Не думаю, чтобы стилистика описанных Анненковым бесед сильно отличалась от стиля разговора Троцкого с Есениным 19 августа 1923 года. Наверняка и на этот раз заданный хозяином кремлевского кабинета тон был любезным и почти дружеским. Ни снисходительности, ни щегольства «интеллектуальным превосходством» поэт не выносил.

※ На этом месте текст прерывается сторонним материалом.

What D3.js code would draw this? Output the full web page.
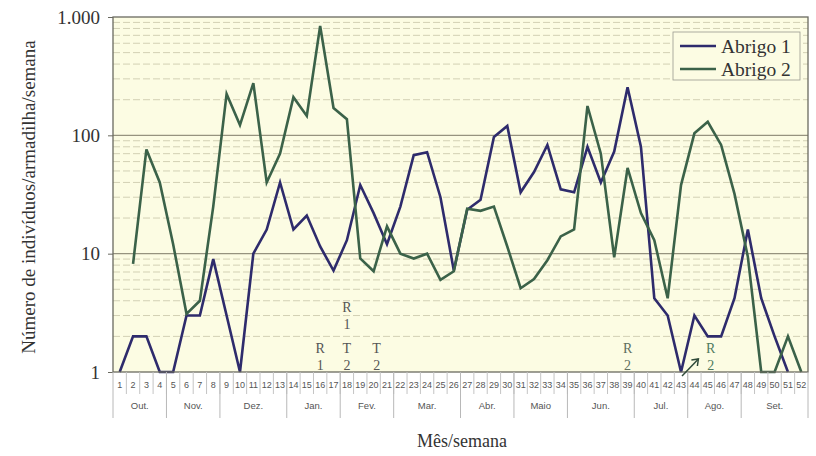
<!DOCTYPE html>
<html><head><meta charset="utf-8">
<script src="https://cdn.jsdelivr.net/npm/d3@7"></script>
<style>body{margin:0;background:#fff}svg{display:block}</style>
</head><body>
<svg id="c" width="816" height="456"></svg>
<script>
const weeks = d3.range(1, 53);
const abrigo1 = [1,2,2,1,1,3,3,9,3,1,10,16,40,16,21,11.5,7.2,13,38,22,12,25,68,72,30,7.2,23.5,28.5,97,120,33,49,83,35,33,80,40,73,255,80,4.2,3,1,3,2,2,4.2,16,4.2,2,1,null];
const abrigo2 = [null,8.2,76,40,12,3.1,4,25,224,122,276,40,70,210,146,840,170,137,9.1,7.1,17,10,9.1,10,6,7.1,24,23,25,11.5,5.1,6.1,8.8,14,16,177,70,9.3,53,22,13,4.2,38,104,130,83,32,9.4,1,1,2,1];
const months = [
  {name:"Out.", from:1, to:4},{name:"Nov.", from:5, to:8},{name:"Dez.", from:9, to:13},
  {name:"Jan.", from:14, to:17},{name:"Fev.", from:18, to:21},{name:"Mar.", from:22, to:26},
  {name:"Abr.", from:27, to:30},{name:"Maio", from:31, to:34},{name:"Jun.", from:35, to:39},
  {name:"Jul.", from:40, to:43},{name:"Ago.", from:44, to:47},{name:"Set.", from:48, to:52}];
const yTicks = [1, 10, 100, 1000];
const yTickLabels = ["1", "10", "100", "1.000"];
const annotations = [
  {week:16, lines:["R","1"], tier:0, color:"#555"},
  {week:18, lines:["T","2"], tier:0, color:"#555"},
  {week:18, lines:["R","1"], tier:1, color:"#555"},
  {week:20, lines:["T","2"], tier:0, color:"#555", dx:3},
  {week:39, lines:["R","2"], tier:0, color:"#5e6e5e"},
  {week:45, lines:["R","2"], tier:0, color:"#4e7a5e", dx:3}];
const seriesNames = ["Abrigo 1", "Abrigo 2"];
const colors = ["#2e2b6c", "#3b6249"];

const svg = d3.select("#c");
const L = 113, R = 808, T = 17, B = 372;
const x = d3.scaleBand().domain(weeks).range([L, R]);
const y = d3.scaleLog().domain([1, 1000]).range([B, T]);
const cx = w => x(w) + x.bandwidth() / 2;

svg.append("rect").attr("x", L).attr("y", T).attr("width", R - L).attr("height", B - T).attr("fill", "#fcfce3");

// minor grid
const minor = [];
[1, 10, 100].forEach(d => { for (let m = 2; m <= 9; m++) minor.push(d * m); });
svg.append("g").selectAll("line").data(minor).join("line")
  .attr("x1", L).attr("x2", R).attr("y1", d => y(d)).attr("y2", d => y(d))
  .attr("stroke", "#d2d0b4").attr("stroke-width", 1).attr("stroke-dasharray", "7,3");
svg.append("g").selectAll("line").data([10, 100]).join("line")
  .attr("x1", L).attr("x2", R).attr("y1", d => y(d)).attr("y2", d => y(d))
  .attr("stroke", "#96937f").attr("stroke-width", 1.2);

// lines
const line = d3.line().defined(d => d.v != null).x(d => cx(d.w)).y(d => y(d.v));
[abrigo1, abrigo2].forEach((s, i) => {
  svg.append("path").datum(weeks.map((w, j) => ({w, v: s[j]})))
    .attr("d", line).attr("fill", "none").attr("stroke", colors[i])
    .attr("stroke-width", 2.6).attr("stroke-linejoin", "miter");
});

// border
svg.append("rect").attr("x", L).attr("y", T).attr("width", R - L).attr("height", B - T)
  .attr("fill", "none").attr("stroke", "#6a6a60").attr("stroke-width", 1.3);

// y axis ticks & labels
const yAxis = d3.axisLeft(y).tickValues(yTicks).tickFormat((d, i) => yTickLabels[i]).tickSize(5).tickPadding(8);
const ga = svg.append("g").attr("transform", `translate(${L},0)`).call(yAxis);
ga.select(".domain").remove();
ga.selectAll("line").attr("stroke", "#6a6a60");
ga.selectAll("text").attr("font-family", "Liberation Serif, serif").attr("font-size", 19).attr("fill", "#333");
svg.append("text").attr("transform", "translate(35,197) rotate(-90)").attr("text-anchor", "middle")
  .attr("font-family", "Liberation Serif, serif").attr("font-size", 19).attr("fill", "#333")
  .text("Número de indivíduos/armadilha/semana");

// x axis: week row
const gx = svg.append("g");
gx.selectAll("line.wk").data(weeks.slice(1)).join("line").attr("class", "wk")
  .attr("x1", d => x(d)).attr("x2", d => x(d)).attr("y1", B).attr("y2", B + 22)
  .attr("stroke", "#c4c4c4").attr("stroke-width", 1);
gx.selectAll("text.wk").data(weeks).join("text").attr("class", "wk")
  .attr("x", d => cx(d)).attr("y", B + 16).attr("text-anchor", "middle")
  .attr("font-family", "Liberation Sans, Arial, sans-serif").attr("font-size", 9).attr("fill", "#555")
  .text(d => d);
const sepWeeks = months.map(m => m.from).concat([53]);
gx.selectAll("line.mo").data(sepWeeks).join("line").attr("class", "mo")
  .attr("x1", d => d === 53 ? R : x(d)).attr("x2", d => d === 53 ? R : x(d)).attr("y1", B).attr("y2", B + 46)
  .attr("stroke", "#b8b8b8").attr("stroke-width", 1);
gx.selectAll("text.mo").data(months).join("text").attr("class", "mo")
  .attr("x", d => (x(d.from) + x(d.to) + x.bandwidth()) / 2).attr("y", B + 37).attr("text-anchor", "middle")
  .attr("font-family", "Liberation Sans, Arial, sans-serif").attr("font-size", 9.5).attr("fill", "#555")
  .text(d => d.name);
svg.append("text").attr("x", 462).attr("y", 447).attr("text-anchor", "middle")
  .attr("font-family", "Liberation Serif, serif").attr("font-size", 18).attr("fill", "#333")
  .text("Mês/semana");

// annotations
annotations.forEach(a => {
  a.lines.forEach((t, k) => {
    svg.append("text").attr("x", cx(a.week) + (a.dx || 0)).attr("y", B - 19 - a.tier * 41 + k * 17)
      .attr("text-anchor", "middle").attr("font-family", "Liberation Serif, serif")
      .attr("font-size", 14).attr("fill", a.color).text(t);
  });
});
// arrow
const ax1 = cx(43) + 1, ay1 = B + 4, ax2 = cx(44) + 4, ay2 = B - 13;
svg.append("line").attr("x1", ax1).attr("y1", ay1).attr("x2", ax2).attr("y2", ay2)
  .attr("stroke", "#2f4a3a").attr("stroke-width", 1.5);
svg.append("path").attr("d", `M${ax2 - 7},${ay2 + 1}L${ax2},${ay2}L${ax2 - 1},${ay2 + 7}`)
  .attr("fill", "none").attr("stroke", "#2f4a3a").attr("stroke-width", 1.5);

// legend
const lg = svg.append("g");
lg.append("rect").attr("x", 673).attr("y", 32).attr("width", 127).attr("height", 48)
  .attr("fill", "#fcfce3").attr("stroke", "#9a9a90").attr("stroke-width", 0.8);
seriesNames.forEach((n, i) => {
  lg.append("line").attr("x1", 680).attr("x2", 716).attr("y1", 46 + i * 23).attr("y2", 46 + i * 23)
    .attr("stroke", colors[i]).attr("stroke-width", 2.4);
  lg.append("text").attr("x", 721).attr("y", 53 + i * 23)
    .attr("font-family", "Liberation Serif, serif").attr("font-size", 19.5).attr("fill", "#333").text(n);
});
</script>
</body></html>
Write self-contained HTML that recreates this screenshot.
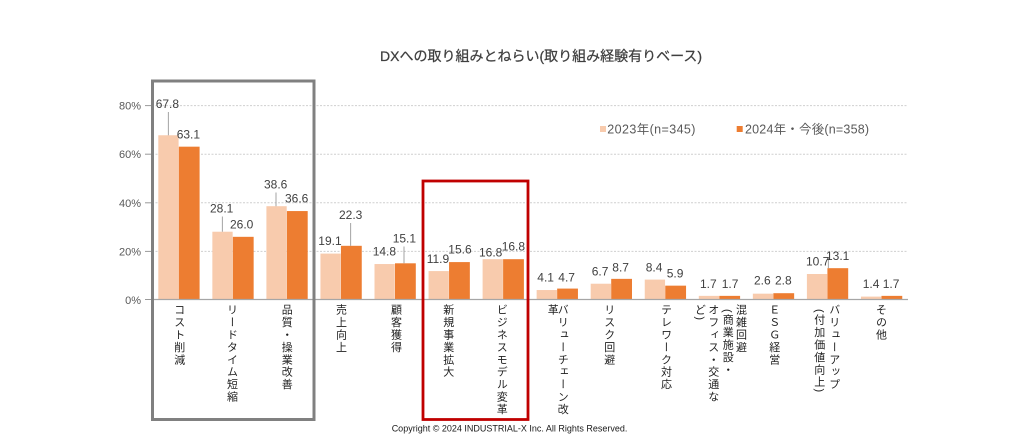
<!DOCTYPE html>
<html>
<head>
<meta charset="utf-8">
<style>
  html,body{margin:0;padding:0;background:#fff;}
  #wrap{position:relative;width:1024px;height:440px;overflow:hidden;background:#fff;}
  svg{position:absolute;left:0;top:0;}
  .v{position:absolute;top:304px;writing-mode:vertical-rl;font-family:"Liberation Sans","Noto Sans CJK JP",sans-serif;font-size:11px;letter-spacing:1.4px;line-height:11px;width:11px;color:#1f1f1f;white-space:nowrap;}
</style>
</head>
<body>
<div id="wrap">
<svg width="1024" height="440" viewBox="0 0 1024 440" xmlns="http://www.w3.org/2000/svg">
  <!-- title -->
  <text x="380" y="61" font-family="'Liberation Sans','Noto Sans CJK JP',sans-serif" font-size="14" fill="#3f3f3f" stroke="#3f3f3f" stroke-width="0.25">DXへの取り組みとねらい(取り組み経験有りベース)</text>

  <!-- gridlines -->
  <g stroke="#cfcfcf" stroke-width="1" stroke-dasharray="2 1.5">
    <line x1="152" y1="105.6" x2="908" y2="105.6"/>
    <line x1="152" y1="154.2" x2="908" y2="154.2"/>
    <line x1="152" y1="202.8" x2="908" y2="202.8"/>
    <line x1="152" y1="251.4" x2="908" y2="251.4"/>
  </g>
  <!-- y ticks -->
  <g stroke="#9a9a9a" stroke-width="1">
    <line x1="145" y1="105.6" x2="152" y2="105.6"/>
    <line x1="145" y1="154.2" x2="152" y2="154.2"/>
    <line x1="145" y1="202.8" x2="152" y2="202.8"/>
    <line x1="145" y1="251.4" x2="152" y2="251.4"/>
    <line x1="145" y1="299.5" x2="152" y2="299.5"/>
  </g>
  <!-- y labels -->
  <g font-family="'Liberation Sans',sans-serif" font-size="11" fill="#595959" text-anchor="end">
    <text x="141" y="109.6">80%</text>
    <text x="141" y="158.2">60%</text>
    <text x="141" y="206.8">40%</text>
    <text x="141" y="255.4">20%</text>
    <text x="141" y="304">0%</text>
  </g>

  <!-- bars 2023 -->
  <g fill="#F8CBAD">
    <rect x="158.3" y="135.25" width="20.3" height="164.75"/>
    <rect x="212.35" y="231.72" width="20.3" height="68.28"/>
    <rect x="266.4" y="206.2" width="20.3" height="93.8"/>
    <rect x="320.45" y="253.59" width="20.3" height="46.41"/>
    <rect x="374.5" y="264.04" width="20.3" height="35.96"/>
    <rect x="428.55" y="271.08" width="20.3" height="28.92"/>
    <rect x="482.6" y="259.18" width="20.3" height="40.82"/>
    <rect x="536.65" y="290.04" width="20.3" height="9.96"/>
    <rect x="590.7" y="283.72" width="20.3" height="16.28"/>
    <rect x="644.75" y="279.59" width="20.3" height="20.41"/>
    <rect x="698.8" y="295.87" width="20.3" height="4.13"/>
    <rect x="752.85" y="293.68" width="20.3" height="6.32"/>
    <rect x="806.9" y="274" width="20.3" height="26"/>
    <rect x="860.95" y="296.6" width="20.3" height="3.4"/>
  </g>
  <!-- bars 2024 -->
  <g fill="#ED7D31">
    <rect x="178.8" y="146.67" width="20.8" height="153.33"/>
    <rect x="232.85" y="236.82" width="20.8" height="63.18"/>
    <rect x="286.9" y="211.06" width="20.8" height="88.94"/>
    <rect x="340.95" y="245.81" width="20.8" height="54.19"/>
    <rect x="395" y="263.31" width="20.8" height="36.69"/>
    <rect x="449.05" y="262.09" width="20.8" height="37.91"/>
    <rect x="503.1" y="259.18" width="20.8" height="40.82"/>
    <rect x="557.15" y="288.58" width="20.8" height="11.42"/>
    <rect x="611.2" y="278.86" width="20.8" height="21.14"/>
    <rect x="665.25" y="285.66" width="20.8" height="14.34"/>
    <rect x="719.3" y="295.87" width="20.8" height="4.13"/>
    <rect x="773.35" y="293.2" width="20.8" height="6.8"/>
    <rect x="827.4" y="268.17" width="20.8" height="31.83"/>
    <rect x="881.45" y="295.87" width="20.8" height="4.13"/>
  </g>

  <!-- baseline -->
  <line x1="152" y1="299.5" x2="908" y2="299.5" stroke="#a6a6a6" stroke-width="1.2"/>

  <!-- leader lines -->
  <g stroke="#8c8c8c" stroke-width="0.8">
    <line x1="168.3" y1="112" x2="168.3" y2="135.3"/>
    <line x1="222.3" y1="216.5" x2="222.3" y2="231.7"/>
    <line x1="276" y1="192.5" x2="276" y2="206.2"/>
    <line x1="350.7" y1="223" x2="350.7" y2="245.8"/>
    <line x1="404" y1="246.5" x2="404" y2="263.3"/>
    <line x1="828.3" y1="258" x2="828.3" y2="268.2"/>
  </g>

  <!-- data labels -->
  <g font-family="'Liberation Sans',sans-serif" font-size="12" fill="#404040">
    <text x="155.7" y="108">67.8</text>
    <text x="210" y="212.3">28.1</text>
    <text x="264" y="188.3">38.6</text>
    <text x="318.3" y="245">19.1</text>
    <text x="372.7" y="255.7">14.8</text>
    <text x="426.7" y="263">11.9</text>
    <text x="479" y="256.3">16.8</text>
    <text x="537.3" y="281.3">4.1</text>
    <text x="591.7" y="275.7">6.7</text>
    <text x="645.7" y="271.7">8.4</text>
    <text x="700" y="288">1.7</text>
    <text x="754" y="284.7">2.6</text>
    <text x="806" y="265.7">10.7</text>
    <text x="862.7" y="288">1.4</text>

    <text x="176.7" y="138.3">63.1</text>
    <text x="230" y="228.3">26.0</text>
    <text x="285" y="202.3">36.6</text>
    <text x="339" y="219">22.3</text>
    <text x="392.7" y="242.3">15.1</text>
    <text x="448.3" y="253.3">15.6</text>
    <text x="501.7" y="250.7">16.8</text>
    <text x="558.3" y="281.3">4.7</text>
    <text x="612.3" y="271.7">8.7</text>
    <text x="666.7" y="277.3">5.9</text>
    <text x="721.7" y="288">1.7</text>
    <text x="775" y="284.7">2.8</text>
    <text x="826" y="260">13.1</text>
    <text x="882.7" y="288">1.7</text>
  </g>

  <!-- legend -->
  <rect x="600" y="126" width="6" height="6" fill="#F8CBAD"/>
  <text x="607.3" y="133.5" font-family="'Liberation Sans','Noto Sans CJK JP',sans-serif" font-size="12.5" letter-spacing="0.4" fill="#595959">2023年(n=345)</text>
  <rect x="736.7" y="126" width="6" height="6" fill="#ED7D31"/>
  <text x="745" y="133.5" font-family="'Liberation Sans','Noto Sans CJK JP',sans-serif" font-size="12.5" letter-spacing="0.2" fill="#595959">2024年・今後(n=358)</text>

  <!-- highlight boxes -->
  <rect x="152.5" y="81" width="161.5" height="338.5" fill="none" stroke="#808080" stroke-width="3"/>
  <rect x="423" y="181" width="105" height="238.5" fill="none" stroke="#C00000" stroke-width="2.8"/>

  <!-- copyright -->
  <text x="391.7" y="431.5" font-family="'Liberation Sans',sans-serif" font-size="9" fill="#1a1a1a">Copyright © 2024 INDUSTRIAL-X Inc. All Rights Reserved.</text>
</svg>

<!-- vertical category labels -->
<div class="v" style="left:172.8px;">コスト削減</div>
<div class="v" style="left:225.5px;">リードタイム短縮</div>
<div class="v" style="left:280.2px;">品質・操業改善</div>
<div class="v" style="left:334.5px;">売上向上</div>
<div class="v" style="left:389.5px;">顧客獲得</div>
<div class="v" style="left:441.8px;">新規事業拡大</div>
<div class="v" style="left:495.2px;">ビジネスモデル変革</div>
<div class="v" style="left:556.2px;">バリューチェーン改</div>
<div class="v" style="left:546.2px;">革</div>
<div class="v" style="left:602.8px;">リスク回避</div>
<div class="v" style="left:659.5px;">テレワーク対応</div>
<div class="v" style="left:734.5px;">混雑回避</div>
<div class="v" style="left:721.2px;top:309px;">(商業施設・</div>
<div class="v" style="left:706.8px;">オフィス・交通な</div>
<div class="v" style="left:693.5px;">ど)</div>
<div class="v" style="left:767.8px;">ＥＳＧ経営</div>
<div class="v" style="left:827.8px;">バリューアップ</div>
<div class="v" style="left:812.8px;top:309px;">(付加価値向上)</div>
<div class="v" style="left:874.5px;">その他</div>
</div>
</body>
</html>
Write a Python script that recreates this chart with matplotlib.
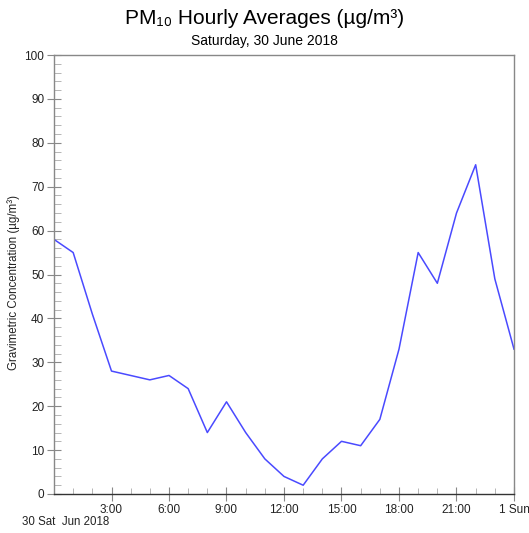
import matplotlib
matplotlib.use("Agg")
import matplotlib.pyplot as plt
from matplotlib.ticker import MultipleLocator

plt.rcParams['font.family'] = ['Liberation Sans', 'DejaVu Sans']

hours = list(range(25))
pm10 = [58, 55, 41, 28, 27, 26, 27, 24, 14, 21, 14, 8, 4, 2, 8, 12, 11, 17, 33, 55, 48, 64, 75, 49, 33]
xtick_pos = [3, 6, 9, 12, 15, 18, 21, 24]
xtick_labels = ["3:00", "6:00", "9:00", "12:00", "15:00", "18:00", "21:00", "1 Sun"]

fig = plt.figure(figsize=(5.29, 5.33), dpi=100)
ax = fig.add_axes([54/529, 1 - 494/533, 460/529, 439/533])

ax.plot(hours, pm10, color='#4a4aff', linewidth=1.1)
ax.set_xlim(0, 24)
ax.set_ylim(0, 100)

for s in ax.spines.values():
    s.set_color('#888888')
    s.set_linewidth(1.0)
ax.spines['bottom'].set_color('#333333')

ax.set_xticks(xtick_pos)
ax.set_xticklabels(xtick_labels, fontsize=8.5, color='#222222')
ax.xaxis.set_minor_locator(MultipleLocator(1))
ax.tick_params(axis='x', which='major', direction='inout', length=10, color='#888888', pad=2)
ax.tick_params(axis='x', which='minor', direction='in', length=4, color='#aaaaaa')

ax.yaxis.set_major_locator(MultipleLocator(10))
ax.yaxis.set_minor_locator(MultipleLocator(2))
ax.tick_params(axis='y', which='major', direction='inout', length=10, color='#888888', labelsize=8.5, labelcolor='#222222', pad=2)
ax.tick_params(axis='y', which='minor', direction='in', length=5, color='#aaaaaa')

fig.text(14/529, 1 - 282/533, "Gravimetric Concentration (µg/m³)", rotation=90, ha='center', va='center', fontsize=8.3, color='#222222')

fig.text(0.5, 1 - 18/533, "PM₁₀ Hourly Averages (µg/m³)", ha='center', va='center', fontsize=15)
fig.text(0.5, 1 - 41/533, "Saturday, 30 June 2018", ha='center', va='center', fontsize=10)
fig.text(22/529, 1 - 522/533, "30 Sat  Jun 2018", ha='left', va='center', fontsize=8.3, color='#222222')

fig.savefig("out.png", dpi=100)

Не могло не заинтересовать Троцкого и мнение Есенина об «уделе хлебороба», хотя бы на примере его родного села. Летом 1923 года проблема русской деревни крайне беспокоила наркомвоенмора. Уже по одному тому волновала, что идея замены продразверстки фиксированным продналогом, то есть фактически идея новой экономической политики, принадлежала лично ему, с этим предложением он обращался к Ленину еще в 1920-м, а Лев Давидович свои идеи любил и лелеял. Но дело, думаю, было не только в сугубо прагматическом интересе. Во всех современных российских энциклопедиях сообщается, что Л. Д. Троцкий – сын богатого землевладельца. В реальности это не совсем так. К тому времени как Лейба Бронштейн стал Троцким, его отец действительно выбился в люди. Бенедикт Лифшиц даже называет его богатым помещиком, а принадлежащее Бронштейнам фермерское хозяйство – процветающим имением. Однако к моменту рождения будущего злого гения русской революции бытовая обстановка в только что купленной Бронштейнами деревне Яновка мало чем отличалась от «жизнеоборота» в есенинском Константинове. Вспоминая начало жизни, Троцкий пишет: «Евреи-земледельцы были уравнены с крестьянами не только в правах (до 1881 года), но и в бедности. Неутомимым, жестоким, беспощадным к себе и к другим трудом первоначального накопления отец мой поднимался вверх».
Троцкий не перегибает палку. Хозяин Яновки не сентиментальничал ни с работниками, ни с собственными малолетними детьми. Скажем, такой эпизод: «После жгучего степного лета приближается ранняя осень, чтобы подвести итог году каторжного труда. Молотьба в полном разгаре. Центр жизни переносится на ток, за клунями, что с четверть версты за домом (…) Рванув охапку, барабан рычит, как собака, схватившая кость. Соломотрясы выбрасывают солому, играя ею на ходу. Сбоку, из рукава, бежит полова (…) Ее отвозят к стогу волоком, и я стою на дощатом ее хвосте, держась за веревочные вожжи. “Глядь, не упади!” – кричит отец (…) Я поднимаю волок, он вырывается всем весом, ударяет по пальцам руки. Боль такая, что все сразу исчезает из глаз. Крадучись, я отползаю в сторону, чтобы не видели, что я плачу, потом бегу домой. Мать льет на руку холодную воду и перевязывает палец. Но боль не унимается…» Не забудем и еще один важный момент. Поскольку Лейба Бронштейн, как и Есенин, до девяти лет «почти не высовывал носа из отцовской деревни», бытовая фактура есенинской поэзии была ему и близка, и понятна. Иногда их детские деревенские впечатления еле слышно перекликаются, иногда совпадают почти буквально.Троцкий, «Опыт автобиографии», глава «Яновка»:
«Мне было, должно быть, уже года четыре, когда кто-то посадил меня на большую серую кобылу, смирную, как овца, без седла и без уздечки, только с веревочным недоуздком. Широко раскорячив ноги, я обеими руками держался за гриву. Кобыла тихо подвезла меня к грушевому дереву и прошла под веткой, которая пришлась мне по животу. Не понимая, что это значит, я съезжал по крупу вниз, пока не шлепнулся в траву. Больно не было, но было непостижимо».
Есенин, «О себе»:
«С двух лет был отдан на воспитание довольно зажиточному деду по матери, у которого было трое взрослых неженатых сыновей (…) Дядья мои были ребята озорные и отчаянные. Трех с половиной лет они посадили меня на лошадь без седла и сразу пустили в галоп. Я помню, что я очумел и очень крепко держался за холку».
Троцкий:
«На крыше большого амбара каждый год заводились аисты. Подняв к небу свои красные клювы, они глотают ужей и лягушек – это страшно. Тело ужа, извиваясь, торчит из клюва, и кажется, будто змей ест аиста изнутри».